## Material provided

══════

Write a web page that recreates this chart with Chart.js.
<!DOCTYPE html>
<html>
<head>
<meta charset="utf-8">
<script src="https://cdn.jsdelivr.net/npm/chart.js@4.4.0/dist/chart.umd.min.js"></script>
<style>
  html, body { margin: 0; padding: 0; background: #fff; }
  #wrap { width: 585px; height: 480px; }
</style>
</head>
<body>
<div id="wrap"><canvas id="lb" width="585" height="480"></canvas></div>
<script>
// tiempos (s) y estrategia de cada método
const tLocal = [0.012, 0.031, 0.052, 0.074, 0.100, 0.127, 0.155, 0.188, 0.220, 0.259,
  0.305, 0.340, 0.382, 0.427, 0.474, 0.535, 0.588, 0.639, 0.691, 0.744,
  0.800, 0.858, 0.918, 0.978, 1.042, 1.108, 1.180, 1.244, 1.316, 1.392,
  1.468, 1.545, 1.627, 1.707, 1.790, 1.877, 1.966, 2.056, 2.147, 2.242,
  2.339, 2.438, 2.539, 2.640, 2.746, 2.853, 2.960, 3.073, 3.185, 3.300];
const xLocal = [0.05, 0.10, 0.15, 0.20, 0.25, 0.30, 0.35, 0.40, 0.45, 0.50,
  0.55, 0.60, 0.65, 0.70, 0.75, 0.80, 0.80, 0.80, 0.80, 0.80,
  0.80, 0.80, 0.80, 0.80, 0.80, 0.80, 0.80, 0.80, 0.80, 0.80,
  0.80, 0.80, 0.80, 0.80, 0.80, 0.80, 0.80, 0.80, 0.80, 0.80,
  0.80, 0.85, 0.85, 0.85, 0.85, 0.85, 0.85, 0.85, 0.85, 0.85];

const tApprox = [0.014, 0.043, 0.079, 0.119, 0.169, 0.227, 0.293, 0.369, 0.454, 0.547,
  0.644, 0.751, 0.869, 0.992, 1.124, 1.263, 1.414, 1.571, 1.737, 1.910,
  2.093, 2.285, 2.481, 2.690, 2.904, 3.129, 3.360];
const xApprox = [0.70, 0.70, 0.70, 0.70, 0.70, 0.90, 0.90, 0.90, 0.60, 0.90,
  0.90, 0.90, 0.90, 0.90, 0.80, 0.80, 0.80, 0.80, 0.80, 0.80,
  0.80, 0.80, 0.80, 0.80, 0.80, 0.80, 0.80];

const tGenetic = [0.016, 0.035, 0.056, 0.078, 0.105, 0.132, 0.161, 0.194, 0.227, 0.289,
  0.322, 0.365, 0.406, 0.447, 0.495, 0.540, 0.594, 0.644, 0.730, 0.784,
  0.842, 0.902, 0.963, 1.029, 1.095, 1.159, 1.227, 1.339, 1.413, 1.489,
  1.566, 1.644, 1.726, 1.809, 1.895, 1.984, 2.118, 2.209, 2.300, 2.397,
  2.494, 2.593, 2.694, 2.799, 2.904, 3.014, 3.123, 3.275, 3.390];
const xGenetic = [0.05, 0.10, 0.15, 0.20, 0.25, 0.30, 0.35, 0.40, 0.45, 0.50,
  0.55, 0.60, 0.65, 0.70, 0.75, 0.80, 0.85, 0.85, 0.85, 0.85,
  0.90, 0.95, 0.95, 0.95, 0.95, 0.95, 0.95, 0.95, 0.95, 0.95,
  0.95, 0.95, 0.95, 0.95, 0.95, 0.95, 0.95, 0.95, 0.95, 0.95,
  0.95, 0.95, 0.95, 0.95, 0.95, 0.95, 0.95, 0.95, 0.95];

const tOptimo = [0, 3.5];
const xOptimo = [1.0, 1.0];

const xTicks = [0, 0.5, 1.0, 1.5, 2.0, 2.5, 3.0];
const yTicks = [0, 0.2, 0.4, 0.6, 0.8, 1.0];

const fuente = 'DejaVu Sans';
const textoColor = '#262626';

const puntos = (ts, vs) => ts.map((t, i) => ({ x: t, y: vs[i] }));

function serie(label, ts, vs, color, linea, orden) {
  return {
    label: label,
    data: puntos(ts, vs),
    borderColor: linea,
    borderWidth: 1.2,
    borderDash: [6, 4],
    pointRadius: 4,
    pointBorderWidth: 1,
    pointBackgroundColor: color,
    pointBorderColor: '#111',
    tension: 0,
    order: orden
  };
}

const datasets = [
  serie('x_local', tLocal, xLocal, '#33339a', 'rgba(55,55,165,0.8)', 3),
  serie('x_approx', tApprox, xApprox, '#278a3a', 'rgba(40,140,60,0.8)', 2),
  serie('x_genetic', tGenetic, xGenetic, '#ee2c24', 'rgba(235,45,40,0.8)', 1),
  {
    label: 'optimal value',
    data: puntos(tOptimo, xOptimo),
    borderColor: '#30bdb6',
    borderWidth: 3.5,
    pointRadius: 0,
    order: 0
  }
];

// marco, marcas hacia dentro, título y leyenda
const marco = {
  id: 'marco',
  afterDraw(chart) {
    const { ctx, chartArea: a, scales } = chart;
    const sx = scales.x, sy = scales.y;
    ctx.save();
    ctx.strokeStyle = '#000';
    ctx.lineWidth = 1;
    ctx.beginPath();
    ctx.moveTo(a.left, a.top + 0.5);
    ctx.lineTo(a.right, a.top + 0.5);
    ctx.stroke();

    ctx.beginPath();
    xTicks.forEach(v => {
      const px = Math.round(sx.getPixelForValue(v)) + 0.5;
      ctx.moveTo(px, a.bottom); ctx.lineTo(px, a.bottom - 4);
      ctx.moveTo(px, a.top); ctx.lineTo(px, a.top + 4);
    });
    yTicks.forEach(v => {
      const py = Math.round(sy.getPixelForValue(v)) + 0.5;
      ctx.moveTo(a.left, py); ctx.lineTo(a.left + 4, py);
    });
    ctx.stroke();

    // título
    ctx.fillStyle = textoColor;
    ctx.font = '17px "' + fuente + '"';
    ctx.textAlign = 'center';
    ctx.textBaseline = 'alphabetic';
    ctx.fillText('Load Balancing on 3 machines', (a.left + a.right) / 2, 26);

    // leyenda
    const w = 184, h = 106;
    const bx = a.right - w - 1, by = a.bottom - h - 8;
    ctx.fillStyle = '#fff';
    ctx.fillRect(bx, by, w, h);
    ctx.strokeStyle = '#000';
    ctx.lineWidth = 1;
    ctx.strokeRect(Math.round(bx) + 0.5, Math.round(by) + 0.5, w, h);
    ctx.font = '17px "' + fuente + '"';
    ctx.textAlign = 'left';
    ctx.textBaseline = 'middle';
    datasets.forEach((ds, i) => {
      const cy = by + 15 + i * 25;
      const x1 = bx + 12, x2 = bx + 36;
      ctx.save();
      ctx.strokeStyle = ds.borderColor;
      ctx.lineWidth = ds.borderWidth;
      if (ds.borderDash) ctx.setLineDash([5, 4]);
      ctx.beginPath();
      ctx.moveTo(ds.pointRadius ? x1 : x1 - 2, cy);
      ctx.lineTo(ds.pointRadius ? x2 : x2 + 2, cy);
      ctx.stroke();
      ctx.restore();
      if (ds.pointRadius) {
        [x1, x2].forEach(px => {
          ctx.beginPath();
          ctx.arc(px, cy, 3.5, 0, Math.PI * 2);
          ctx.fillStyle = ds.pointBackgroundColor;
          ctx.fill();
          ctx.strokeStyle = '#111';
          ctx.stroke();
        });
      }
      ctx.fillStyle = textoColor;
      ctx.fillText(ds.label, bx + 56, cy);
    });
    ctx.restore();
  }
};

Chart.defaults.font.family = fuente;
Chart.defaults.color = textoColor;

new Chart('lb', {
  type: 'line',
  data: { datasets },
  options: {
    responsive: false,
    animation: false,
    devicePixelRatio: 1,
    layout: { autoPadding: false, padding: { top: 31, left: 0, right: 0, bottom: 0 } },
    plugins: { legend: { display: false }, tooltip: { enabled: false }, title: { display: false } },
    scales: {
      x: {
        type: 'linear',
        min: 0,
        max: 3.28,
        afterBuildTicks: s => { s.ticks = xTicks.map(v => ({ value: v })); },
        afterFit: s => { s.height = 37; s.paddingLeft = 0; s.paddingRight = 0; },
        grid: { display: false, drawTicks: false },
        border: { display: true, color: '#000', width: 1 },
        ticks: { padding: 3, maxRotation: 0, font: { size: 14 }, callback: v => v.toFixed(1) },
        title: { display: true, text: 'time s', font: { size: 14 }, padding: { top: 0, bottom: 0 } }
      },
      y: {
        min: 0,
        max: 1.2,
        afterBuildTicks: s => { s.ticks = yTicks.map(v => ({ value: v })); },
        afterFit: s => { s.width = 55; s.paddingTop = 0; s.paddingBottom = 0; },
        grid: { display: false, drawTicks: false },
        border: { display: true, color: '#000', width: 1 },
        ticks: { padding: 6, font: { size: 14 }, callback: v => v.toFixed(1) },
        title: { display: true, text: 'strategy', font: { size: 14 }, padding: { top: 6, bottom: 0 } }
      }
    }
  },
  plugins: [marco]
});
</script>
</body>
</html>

══════

## Required task
Without changing anything, quote the lines from the top of the data to the line that contains "0.80, 0.80, 0.80, 0.80, 0.80, 0.80, 0.80];", including that line.

## Solution to this task
Write a web page that recreates this chart with Chart.js.
<!DOCTYPE html>
<html>
<head>
<meta charset="utf-8">
<script src="https://cdn.jsdelivr.net/npm/chart.js@4.4.0/dist/chart.umd.min.js"></script>
<style>
  html, body { margin: 0; padding: 0; background: #fff; }
  #wrap { width: 585px; height: 480px; }
</style>
</head>
<body>
<div id="wrap"><canvas id="lb" width="585" height="480"></canvas></div>
<script>
// tiempos (s) y estrategia de cada método
const tLocal = [0.012, 0.031, 0.052, 0.074, 0.100, 0.127, 0.155, 0.188, 0.220, 0.259,
  0.305, 0.340, 0.382, 0.427, 0.474, 0.535, 0.588, 0.639, 0.691, 0.744,
  0.800, 0.858, 0.918, 0.978, 1.042, 1.108, 1.180, 1.244, 1.316, 1.392,
  1.468, 1.545, 1.627, 1.707, 1.790, 1.877, 1.966, 2.056, 2.147, 2.242,
  2.339, 2.438, 2.539, 2.640, 2.746, 2.853, 2.960, 3.073, 3.185, 3.300];
const xLocal = [0.05, 0.10, 0.15, 0.20, 0.25, 0.30, 0.35, 0.40, 0.45, 0.50,
  0.55, 0.60, 0.65, 0.70, 0.75, 0.80, 0.80, 0.80, 0.80, 0.80,
  0.80, 0.80, 0.80, 0.80, 0.80, 0.80, 0.80, 0.80, 0.80, 0.80,
  0.80, 0.80, 0.80, 0.80, 0.80, 0.80, 0.80, 0.80, 0.80, 0.80,
  0.80, 0.85, 0.85, 0.85, 0.85, 0.85, 0.85, 0.85, 0.85, 0.85];

const tApprox = [0.014, 0.043, 0.079, 0.119, 0.169, 0.227, 0.293, 0.369, 0.454, 0.547,
  0.644, 0.751, 0.869, 0.992, 1.124, 1.263, 1.414, 1.571, 1.737, 1.910,
  2.093, 2.285, 2.481, 2.690, 2.904, 3.129, 3.360];
const xApprox = [0.70, 0.70, 0.70, 0.70, 0.70, 0.90, 0.90, 0.90, 0.60, 0.90,
  0.90, 0.90, 0.90, 0.90, 0.80, 0.80, 0.80, 0.80, 0.80, 0.80,
  0.80, 0.80, 0.80, 0.80, 0.80, 0.80, 0.80];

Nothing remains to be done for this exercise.